Quiz Marking - A Positive vs A Negative Marking Aproach



Negative Marking vs Positive Marking in Quizzes

Electa LMS's quizzing module supports a special "negative marking" option which examiners and trainers can turn on for each quiz. Quizzes (exams) can be marked "positively" or "negatively". Positive marking is used is when marks are awarded for correct answers, but no marks are reduced for wrong answers, while negative marking does both - awards marks for correct answers and reduces marks for wrong given answers.

The Electa LMS Quiz Module supports both positive and negative marking for quizzes. You can choose which one to use for each of the quizzes you create.

 

Positive Marking

When positive marking is enabled for a quiz (which is the default option) a student who gives a wrong answer to a quiz question gets no marks, but also no marks are reduced from the total score.  This means that theoretically it is possible for students who do not know the answer to guess and if they make a wrong guess there will be no punitive mark for them.

 

There is another approach however which is widely used in certain educational systems meant to prevent students from guessing. This is the "negative" marking approach.

 

Negative  Marking

When a student gives a wrong answer to a question instead of receiving no marks a negative mark is awarded. In this scenario the student is being "punished" for guessing.

 

How are negative marks awarded?

This actually depends on the type of each question, as follows:

Questions with one correct answer which are of type "Select one" or True/False questions will give either the full marks in case of a correct answer or take the same number of marks in case of a wrong answer selected. If, for example a question gives 5 marks and offers three options to choose from with only one correct option will only give 5 marks if the correct option is chosen and in all other cases will take 5 marks of the total quiz score.

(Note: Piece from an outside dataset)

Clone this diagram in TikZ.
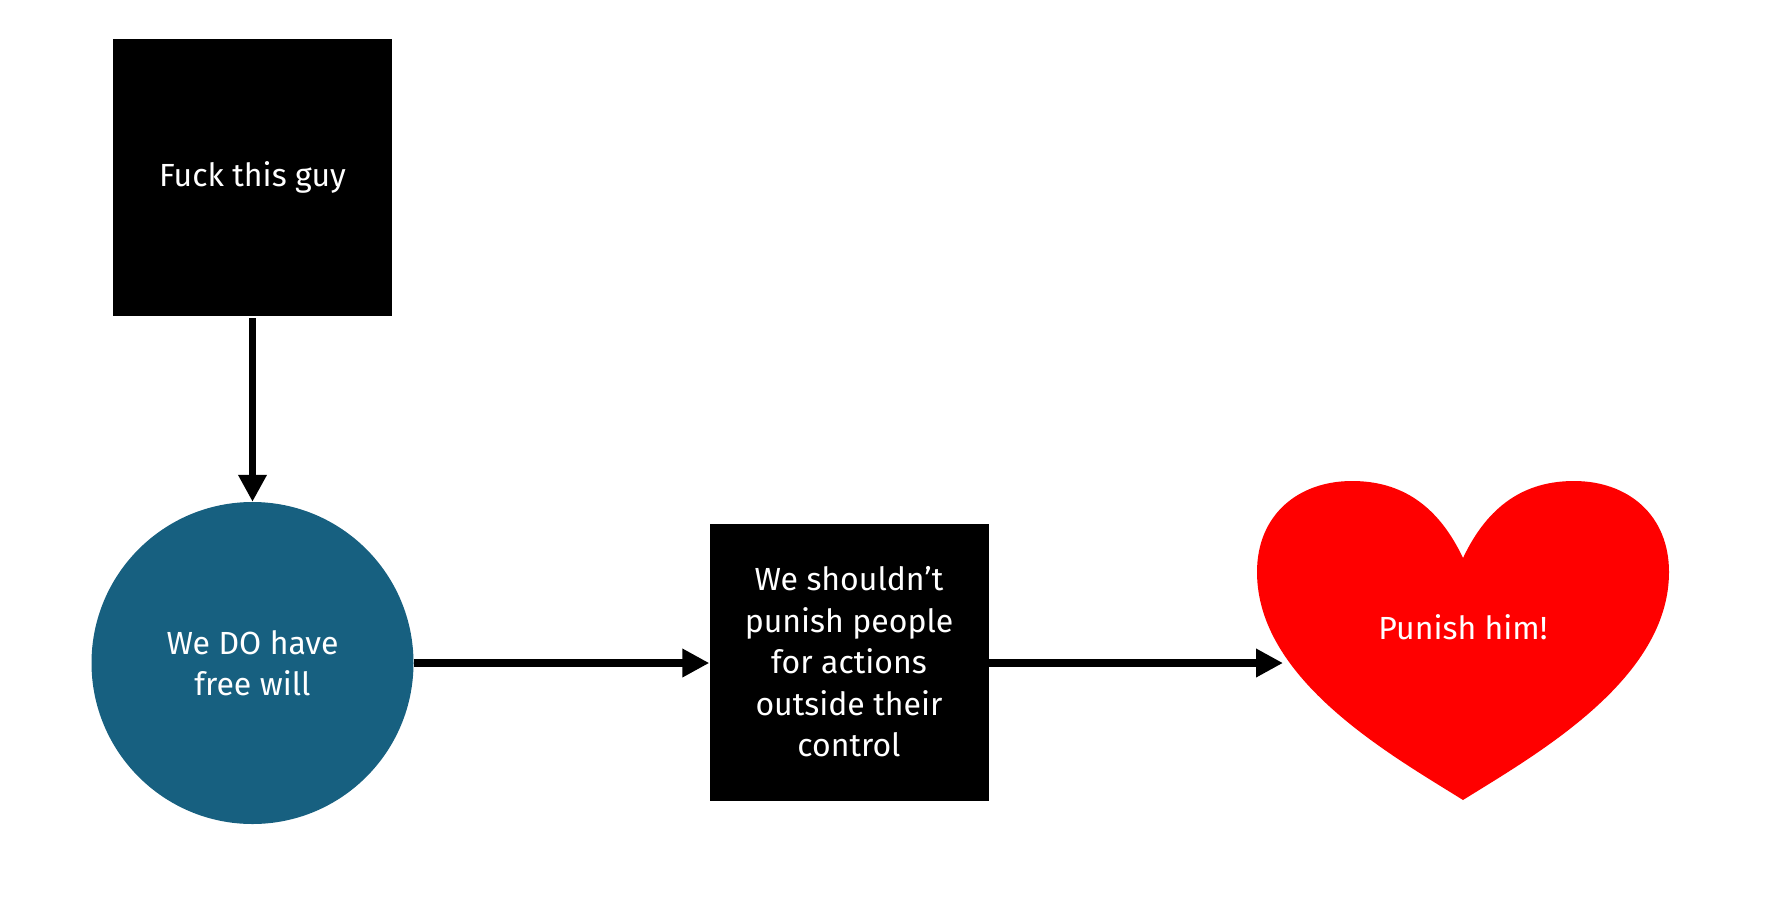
\documentclass[tikz,border=0pt]{standalone}
\usepackage{fontspec}
\setmainfont{Fira Sans}
\usetikzlibrary{arrows.meta}
\definecolor{circblue}{RGB}{23,96,128}
\definecolor{heartred}{RGB}{255,0,0}
\begin{document}
\begin{tikzpicture}[x=1pt,y=-1pt,
  txt/.style={text=white,font=\fontsize{32}{41.5}\selectfont,align=center},
  blackbox/.style={txt,fill=black,minimum width=279pt,minimum height=277pt,inner sep=0pt},
  bluecirc/.style={txt,circle,fill=circblue,minimum size=322pt,inner sep=0pt},
  conn/.style={line width=7.5pt,-{Triangle[width=27pt,length=27pt]}}]
\useasboundingbox (0,0) rectangle (1768,900);
\node[blackbox] (top) at (252.5,177.5) {Fuck this guy};
\node[bluecirc] (circ) at (252.5,663) {We DO have\\free will};
\node[blackbox] (mid) at (849,662) {We shouldn’t\\punish people\\for actions\\outside their\\control};
\fill[heartred] (1463,558) .. controls (1488,505) and (1525,481) .. (1574,481)
  .. controls (1628,481) and (1669,515) .. (1669,572)
  .. controls (1669,680) and (1535,755) .. (1463,800)
  .. controls (1391,755) and (1257,680) .. (1257,572)
  .. controls (1257,515) and (1298,481) .. (1352,481)
  .. controls (1401,481) and (1438,505) .. (1463,558) -- cycle;
\node[txt] (heart) at (1463,627) {Punish him!};
\coordinate (heartin) at (1283,663);
\draw[conn] ([yshift=-2pt]top.south) -- (circ.north);
\draw[conn] (circ.east) -- (circ.east -| mid.west);
\draw[conn] (circ.east -| mid.east) -- (heartin);
\end{tikzpicture}
\end{document}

Questions of type “select many” (a.k.a. select all that apply) which provide several correct options and give marks only when all correct options are chosen will do so but will additionally reduce marks for each wrong answer selected. Thus, making it possible for the user to end up with a 0 or a negative mark for that question.

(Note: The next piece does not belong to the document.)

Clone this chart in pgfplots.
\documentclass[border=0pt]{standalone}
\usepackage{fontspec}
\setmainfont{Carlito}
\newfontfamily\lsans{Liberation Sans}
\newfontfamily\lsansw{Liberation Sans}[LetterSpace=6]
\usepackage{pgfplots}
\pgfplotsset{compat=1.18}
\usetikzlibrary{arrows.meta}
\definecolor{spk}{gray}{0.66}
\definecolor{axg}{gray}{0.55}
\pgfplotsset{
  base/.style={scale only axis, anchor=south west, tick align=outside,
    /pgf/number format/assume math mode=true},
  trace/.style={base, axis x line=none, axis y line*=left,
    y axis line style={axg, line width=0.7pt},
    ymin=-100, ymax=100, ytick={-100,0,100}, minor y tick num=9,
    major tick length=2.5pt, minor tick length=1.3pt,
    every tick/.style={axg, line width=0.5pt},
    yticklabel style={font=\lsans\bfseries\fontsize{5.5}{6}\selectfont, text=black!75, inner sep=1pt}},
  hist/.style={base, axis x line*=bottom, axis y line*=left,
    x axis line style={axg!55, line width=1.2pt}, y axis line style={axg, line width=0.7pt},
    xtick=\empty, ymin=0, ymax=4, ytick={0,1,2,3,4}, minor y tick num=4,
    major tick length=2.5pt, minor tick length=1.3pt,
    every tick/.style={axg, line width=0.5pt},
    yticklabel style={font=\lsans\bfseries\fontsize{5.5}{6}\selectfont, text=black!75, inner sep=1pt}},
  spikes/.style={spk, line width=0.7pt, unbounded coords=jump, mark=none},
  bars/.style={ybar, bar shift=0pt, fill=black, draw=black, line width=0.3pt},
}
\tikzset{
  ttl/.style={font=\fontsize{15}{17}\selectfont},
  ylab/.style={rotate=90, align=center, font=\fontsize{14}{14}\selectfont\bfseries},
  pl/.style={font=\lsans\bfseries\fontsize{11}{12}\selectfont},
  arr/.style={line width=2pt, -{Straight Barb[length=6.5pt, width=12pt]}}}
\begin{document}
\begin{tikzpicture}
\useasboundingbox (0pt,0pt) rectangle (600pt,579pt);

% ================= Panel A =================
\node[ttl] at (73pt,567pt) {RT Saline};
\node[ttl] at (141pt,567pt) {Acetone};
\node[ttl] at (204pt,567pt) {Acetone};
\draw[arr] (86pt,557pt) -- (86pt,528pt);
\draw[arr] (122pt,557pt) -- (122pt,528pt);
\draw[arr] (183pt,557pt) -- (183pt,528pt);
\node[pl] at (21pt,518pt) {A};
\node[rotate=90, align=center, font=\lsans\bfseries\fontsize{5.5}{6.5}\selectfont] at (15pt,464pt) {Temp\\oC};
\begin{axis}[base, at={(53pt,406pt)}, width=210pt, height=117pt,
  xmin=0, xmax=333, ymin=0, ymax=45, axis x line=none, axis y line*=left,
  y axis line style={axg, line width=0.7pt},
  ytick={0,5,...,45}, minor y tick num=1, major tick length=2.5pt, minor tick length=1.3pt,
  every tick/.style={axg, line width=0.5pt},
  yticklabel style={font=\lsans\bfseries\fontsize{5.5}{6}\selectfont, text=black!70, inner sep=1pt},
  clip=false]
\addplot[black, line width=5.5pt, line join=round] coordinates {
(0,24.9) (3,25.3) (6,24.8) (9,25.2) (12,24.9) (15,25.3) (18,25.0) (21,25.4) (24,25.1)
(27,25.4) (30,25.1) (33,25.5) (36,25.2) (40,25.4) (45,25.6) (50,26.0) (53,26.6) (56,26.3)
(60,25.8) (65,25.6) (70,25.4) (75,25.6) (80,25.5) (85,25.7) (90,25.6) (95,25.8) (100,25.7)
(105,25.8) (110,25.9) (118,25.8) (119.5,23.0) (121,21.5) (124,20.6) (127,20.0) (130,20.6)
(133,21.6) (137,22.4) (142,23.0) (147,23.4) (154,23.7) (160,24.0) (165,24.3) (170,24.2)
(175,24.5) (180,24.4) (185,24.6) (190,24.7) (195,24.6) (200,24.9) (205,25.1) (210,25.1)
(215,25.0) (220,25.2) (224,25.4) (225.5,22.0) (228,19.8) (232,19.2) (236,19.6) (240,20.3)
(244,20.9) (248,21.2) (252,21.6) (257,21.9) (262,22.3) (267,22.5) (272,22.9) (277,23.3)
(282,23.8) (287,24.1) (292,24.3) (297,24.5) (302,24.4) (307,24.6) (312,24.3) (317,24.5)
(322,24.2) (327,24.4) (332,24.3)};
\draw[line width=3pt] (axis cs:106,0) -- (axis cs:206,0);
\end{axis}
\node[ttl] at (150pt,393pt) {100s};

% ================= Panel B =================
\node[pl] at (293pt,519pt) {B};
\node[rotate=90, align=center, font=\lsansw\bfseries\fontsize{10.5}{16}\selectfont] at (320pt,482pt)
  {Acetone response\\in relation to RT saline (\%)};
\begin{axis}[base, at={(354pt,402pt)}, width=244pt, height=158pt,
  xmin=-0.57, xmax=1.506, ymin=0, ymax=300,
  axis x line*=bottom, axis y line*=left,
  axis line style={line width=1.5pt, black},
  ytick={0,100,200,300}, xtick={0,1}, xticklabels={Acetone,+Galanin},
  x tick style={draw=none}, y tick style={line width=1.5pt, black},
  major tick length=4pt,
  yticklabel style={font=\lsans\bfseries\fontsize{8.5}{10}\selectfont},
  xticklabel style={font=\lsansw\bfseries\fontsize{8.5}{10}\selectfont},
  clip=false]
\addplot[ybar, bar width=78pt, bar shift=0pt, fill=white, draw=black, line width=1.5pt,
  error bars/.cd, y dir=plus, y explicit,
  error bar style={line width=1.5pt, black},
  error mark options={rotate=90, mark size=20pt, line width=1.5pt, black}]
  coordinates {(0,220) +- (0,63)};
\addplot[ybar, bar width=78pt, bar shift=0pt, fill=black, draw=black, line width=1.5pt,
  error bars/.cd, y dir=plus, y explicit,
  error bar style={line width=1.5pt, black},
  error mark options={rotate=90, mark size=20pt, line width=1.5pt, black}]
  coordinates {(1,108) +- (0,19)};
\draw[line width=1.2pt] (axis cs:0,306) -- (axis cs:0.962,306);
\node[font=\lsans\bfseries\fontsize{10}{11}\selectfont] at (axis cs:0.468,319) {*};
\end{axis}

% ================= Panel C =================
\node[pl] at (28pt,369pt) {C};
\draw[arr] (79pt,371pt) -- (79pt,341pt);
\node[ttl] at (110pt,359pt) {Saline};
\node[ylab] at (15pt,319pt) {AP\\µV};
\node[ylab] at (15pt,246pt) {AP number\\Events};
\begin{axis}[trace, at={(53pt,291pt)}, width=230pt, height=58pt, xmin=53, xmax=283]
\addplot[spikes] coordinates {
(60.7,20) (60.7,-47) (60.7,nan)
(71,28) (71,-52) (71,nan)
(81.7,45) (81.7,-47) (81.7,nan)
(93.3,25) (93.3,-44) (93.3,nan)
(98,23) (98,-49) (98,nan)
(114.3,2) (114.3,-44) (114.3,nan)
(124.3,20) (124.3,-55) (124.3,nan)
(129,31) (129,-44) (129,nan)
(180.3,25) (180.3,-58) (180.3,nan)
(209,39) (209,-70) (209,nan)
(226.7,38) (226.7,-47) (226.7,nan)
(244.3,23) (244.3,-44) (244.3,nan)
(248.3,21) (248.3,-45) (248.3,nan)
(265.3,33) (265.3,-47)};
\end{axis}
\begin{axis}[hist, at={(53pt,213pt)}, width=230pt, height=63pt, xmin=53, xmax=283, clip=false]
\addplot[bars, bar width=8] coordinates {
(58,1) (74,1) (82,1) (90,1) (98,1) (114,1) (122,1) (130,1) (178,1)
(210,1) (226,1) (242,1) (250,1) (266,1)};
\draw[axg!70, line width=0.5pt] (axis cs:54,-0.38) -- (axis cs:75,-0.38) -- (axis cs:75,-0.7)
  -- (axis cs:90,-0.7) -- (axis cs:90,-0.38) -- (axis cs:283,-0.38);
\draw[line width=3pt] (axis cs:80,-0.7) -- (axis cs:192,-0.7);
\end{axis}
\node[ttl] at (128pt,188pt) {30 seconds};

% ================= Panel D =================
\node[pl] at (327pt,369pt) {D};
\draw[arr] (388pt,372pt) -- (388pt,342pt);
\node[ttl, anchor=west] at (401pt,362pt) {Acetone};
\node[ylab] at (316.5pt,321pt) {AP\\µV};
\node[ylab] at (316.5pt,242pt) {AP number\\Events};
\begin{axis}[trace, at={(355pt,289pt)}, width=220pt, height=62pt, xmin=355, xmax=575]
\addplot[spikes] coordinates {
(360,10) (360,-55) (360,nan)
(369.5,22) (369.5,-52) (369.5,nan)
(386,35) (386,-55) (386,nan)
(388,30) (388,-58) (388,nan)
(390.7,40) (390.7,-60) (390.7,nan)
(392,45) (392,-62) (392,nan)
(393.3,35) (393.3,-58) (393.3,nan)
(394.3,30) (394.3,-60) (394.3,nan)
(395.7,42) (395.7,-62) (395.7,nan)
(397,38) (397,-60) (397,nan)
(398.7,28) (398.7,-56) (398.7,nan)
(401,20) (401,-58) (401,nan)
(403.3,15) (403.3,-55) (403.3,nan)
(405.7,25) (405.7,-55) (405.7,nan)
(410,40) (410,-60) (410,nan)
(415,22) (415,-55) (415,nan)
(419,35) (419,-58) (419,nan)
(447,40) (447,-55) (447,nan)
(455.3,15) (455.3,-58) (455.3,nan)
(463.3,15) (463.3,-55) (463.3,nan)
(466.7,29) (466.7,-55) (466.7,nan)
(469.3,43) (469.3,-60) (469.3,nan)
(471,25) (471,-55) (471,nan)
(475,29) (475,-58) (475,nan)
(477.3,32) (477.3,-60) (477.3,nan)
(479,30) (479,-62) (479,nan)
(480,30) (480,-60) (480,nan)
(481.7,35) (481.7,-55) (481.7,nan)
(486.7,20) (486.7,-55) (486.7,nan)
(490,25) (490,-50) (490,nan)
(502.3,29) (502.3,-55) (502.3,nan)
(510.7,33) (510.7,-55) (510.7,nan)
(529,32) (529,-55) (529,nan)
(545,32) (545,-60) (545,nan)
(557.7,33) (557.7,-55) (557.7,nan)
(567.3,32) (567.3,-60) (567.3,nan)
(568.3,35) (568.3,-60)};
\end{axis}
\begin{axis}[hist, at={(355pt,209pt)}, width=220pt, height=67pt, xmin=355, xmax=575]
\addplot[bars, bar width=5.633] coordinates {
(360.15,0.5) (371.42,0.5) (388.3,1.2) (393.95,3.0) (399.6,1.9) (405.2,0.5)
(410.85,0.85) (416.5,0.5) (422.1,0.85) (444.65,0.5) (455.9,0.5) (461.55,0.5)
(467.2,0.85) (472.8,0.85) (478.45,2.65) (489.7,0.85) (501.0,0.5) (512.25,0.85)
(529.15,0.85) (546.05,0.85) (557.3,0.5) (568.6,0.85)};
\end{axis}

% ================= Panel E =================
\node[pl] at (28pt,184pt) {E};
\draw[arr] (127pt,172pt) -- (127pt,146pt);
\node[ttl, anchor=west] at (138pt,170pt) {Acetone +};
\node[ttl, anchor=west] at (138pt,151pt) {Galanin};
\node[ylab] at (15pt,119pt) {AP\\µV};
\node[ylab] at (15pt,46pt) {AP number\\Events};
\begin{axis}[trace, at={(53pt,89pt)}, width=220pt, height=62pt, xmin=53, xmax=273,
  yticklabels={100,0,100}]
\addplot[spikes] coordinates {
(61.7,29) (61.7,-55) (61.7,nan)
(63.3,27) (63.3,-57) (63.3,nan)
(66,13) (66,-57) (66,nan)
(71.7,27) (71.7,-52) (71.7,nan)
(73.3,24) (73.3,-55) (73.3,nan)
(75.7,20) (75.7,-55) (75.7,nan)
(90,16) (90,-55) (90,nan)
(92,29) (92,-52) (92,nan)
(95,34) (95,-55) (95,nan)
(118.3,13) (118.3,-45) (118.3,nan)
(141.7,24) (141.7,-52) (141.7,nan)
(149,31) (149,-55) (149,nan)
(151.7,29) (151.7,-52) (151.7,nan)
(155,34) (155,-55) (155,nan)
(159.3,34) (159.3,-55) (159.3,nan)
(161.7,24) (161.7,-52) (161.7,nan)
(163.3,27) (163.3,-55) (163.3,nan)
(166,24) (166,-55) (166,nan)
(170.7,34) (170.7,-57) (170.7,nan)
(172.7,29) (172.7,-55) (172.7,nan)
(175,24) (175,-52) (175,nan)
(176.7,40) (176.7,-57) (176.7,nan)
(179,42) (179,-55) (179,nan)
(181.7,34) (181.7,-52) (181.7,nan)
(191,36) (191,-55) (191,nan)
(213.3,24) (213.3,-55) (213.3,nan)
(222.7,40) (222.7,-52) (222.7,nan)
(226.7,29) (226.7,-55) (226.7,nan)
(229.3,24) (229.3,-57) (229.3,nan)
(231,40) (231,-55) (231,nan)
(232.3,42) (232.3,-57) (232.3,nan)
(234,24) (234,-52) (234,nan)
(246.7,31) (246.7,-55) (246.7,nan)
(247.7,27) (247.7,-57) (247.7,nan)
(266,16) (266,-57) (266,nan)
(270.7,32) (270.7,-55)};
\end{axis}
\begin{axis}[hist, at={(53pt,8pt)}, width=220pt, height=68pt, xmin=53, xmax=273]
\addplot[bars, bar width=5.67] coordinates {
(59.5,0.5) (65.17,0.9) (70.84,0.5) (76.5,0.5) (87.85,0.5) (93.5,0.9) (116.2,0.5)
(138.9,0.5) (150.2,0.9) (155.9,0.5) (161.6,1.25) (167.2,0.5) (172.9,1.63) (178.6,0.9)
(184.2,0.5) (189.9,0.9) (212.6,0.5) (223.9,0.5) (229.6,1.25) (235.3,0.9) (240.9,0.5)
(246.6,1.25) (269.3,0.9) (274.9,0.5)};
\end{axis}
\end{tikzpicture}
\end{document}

Questions of type “select some” which provide several correct options and normally give partial marks for each correct option chosen up to the full marks when all correct options are chosen but give no marks when a wrong option is chosen will reduce marks when an incorrect option is chosen. Such questions will give marks for each correct option chosen and will take marks for each wrong answer.

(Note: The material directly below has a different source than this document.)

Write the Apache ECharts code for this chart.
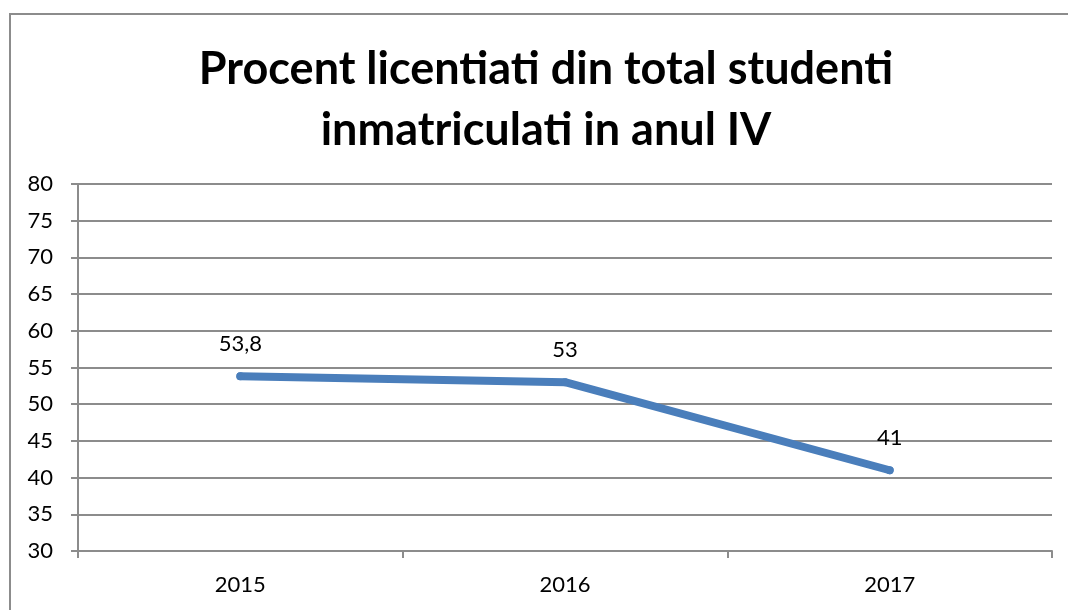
<!DOCTYPE html>
<html>
<head>
<meta charset="utf-8">
<script src="https://cdn.jsdelivr.net/npm/echarts@6/dist/echarts.min.js"></script>
<style>
  html, body { margin: 0; padding: 0; background: #fff; overflow: hidden; }
  #frame { position: absolute; left: 9px; top: 13px; width: 1200px; height: 800px; border: 2px solid #8c8c8c; box-sizing: border-box; }
  #chart { position: absolute; left: 0; top: 0; width: 1068px; height: 610px; }
</style>
</head>
<body>
<div id="frame"></div>
<div id="chart"></div>
<script>
// date grafic
var years = ['2015', '2016', '2017'];
var procent = [53.8, 53, 41];
var titlu = 'Procent licentiati din total studenti\ninmatriculati in anul IV';

var fontFam = 'Lato, "Open Sans", sans-serif';
var gri = '#8c8c8c';

var myechart = echarts.init(document.getElementById('chart'));
var option = {
    backgroundColor: 'transparent',
    animation: false,
    title: {
        text: titlu,
        left: 541,
        top: 34,
        textAlign: 'center',
        textStyle: {
            fontFamily: fontFam,
            fontSize: 45,
            fontWeight: 'bold',
            color: '#000',
            lineHeight: 61
        }
    },
    grid: { left: 78, right: 16, top: 184, bottom: 59 },
    xAxis: {
        type: 'category',
        data: years,
        boundaryGap: true,
        axisLine: { lineStyle: { color: gri, width: 2 } },
        axisTick: { show: true, length: 7, lineStyle: { color: gri, width: 2 } },
        axisLabel: { margin: 23, fontFamily: fontFam, fontSize: 22, color: '#000' }
    },
    yAxis: {
        type: 'value',
        min: 30,
        max: 80,
        interval: 5,
        axisLine: { show: true, lineStyle: { color: gri, width: 2 } },
        axisTick: { show: true, length: 7, lineStyle: { color: gri, width: 2 } },
        axisLabel: { margin: 25, fontFamily: fontFam, fontSize: 22, color: '#000' },
        splitLine: { lineStyle: { color: gri, width: 2 } }
    },
    series: [{
        type: 'line',
        data: procent,
        symbol: 'circle',
        symbolSize: 8,
        showSymbol: true,
        itemStyle: { color: '#4a7ebb' },
        lineStyle: { color: '#4a7ebb', width: 8, cap: 'round', join: 'round' },
        label: {
            show: true,
            position: 'top',
            distance: 17,
            fontFamily: fontFam,
            fontSize: 22,
            color: '#000',
            formatter: function (p) { return String(p.value).replace('.', ','); }
        }
    }]
};
myechart.setOption(option);
</script>
</body>
</html>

How are negative marks calculated for "Select All" and "Select Some"

Negative marks are calculated per each incorrect option selected. Each wrong answer chosen carries a negative mark equal to the total marks the question divided by the total number of all available incorrect answers.

For example: A question brings a total of 3 marks. It has 3 correct options and 2 incorrect options the student may choose from. Each incorrect option if selected will bring -1.5 marks (3 marks total divided by 2 incorrect options).